A week later he was picked to face Oxford University, making his first-class debut alongside fellow Irishman the Earl of Hillsborough. A link to modern Trinity cricket is in his team-mate William Ward MP, who owned Lord’s. His descendent Wilfrid Ward captained Trinity 2s in 2019.

Oxford fielded 11 and MCC 12, but Harman went in last again, and remained unbeaten on 0. In the second innings, with the Earl of Hillsborough absent hurt, he was promoted to go in 11 and was bowled for 0 by Beauclerk to end a most uneventful career without a single run.
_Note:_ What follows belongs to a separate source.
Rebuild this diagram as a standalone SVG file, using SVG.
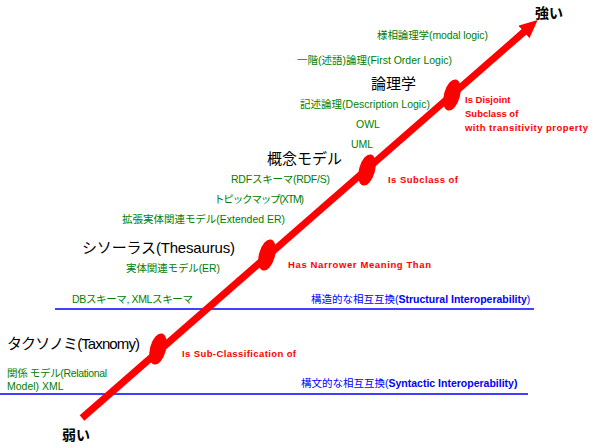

Back in Bath he had married Rose Morey in 1827 but by 1841 she was dead. In the census that year he lived at Paragon Buildings in Bath with his daughters Catherine (13) and Elizabeth (9), son Beversham (7), as well as his mother Mary (60), sister Anne (40) and two servants.

In 1843 he married Catherine Esther Dyer (aged 41) but she too died, in May 1847. His daughter Elizabeth passed away the following year, aged 16.

By the 1851 census he was living at Weston Lodge in Bath with his children Beversham (17), and two more daughters Mary Esther (5) and Jane Anne (7). His late wife’s unmarried sister Jane (44) had moved in, presumably to care for the younger children.

His son died the following year, aged 19, and by the 1861 census just Edward and his sister-in-law were living under his roof at 10 Pembroke Place in Kensington.

He was retired and aged 61 when he died in Norfolk in the first week of 1864. Of his five children only his eldest daughter Catherine survived him. His body lies in Bath Abbey cemetery with his second wife, son, and sister-in-law.

He left an estate of £14,000, which can be estimated at well over £1million today.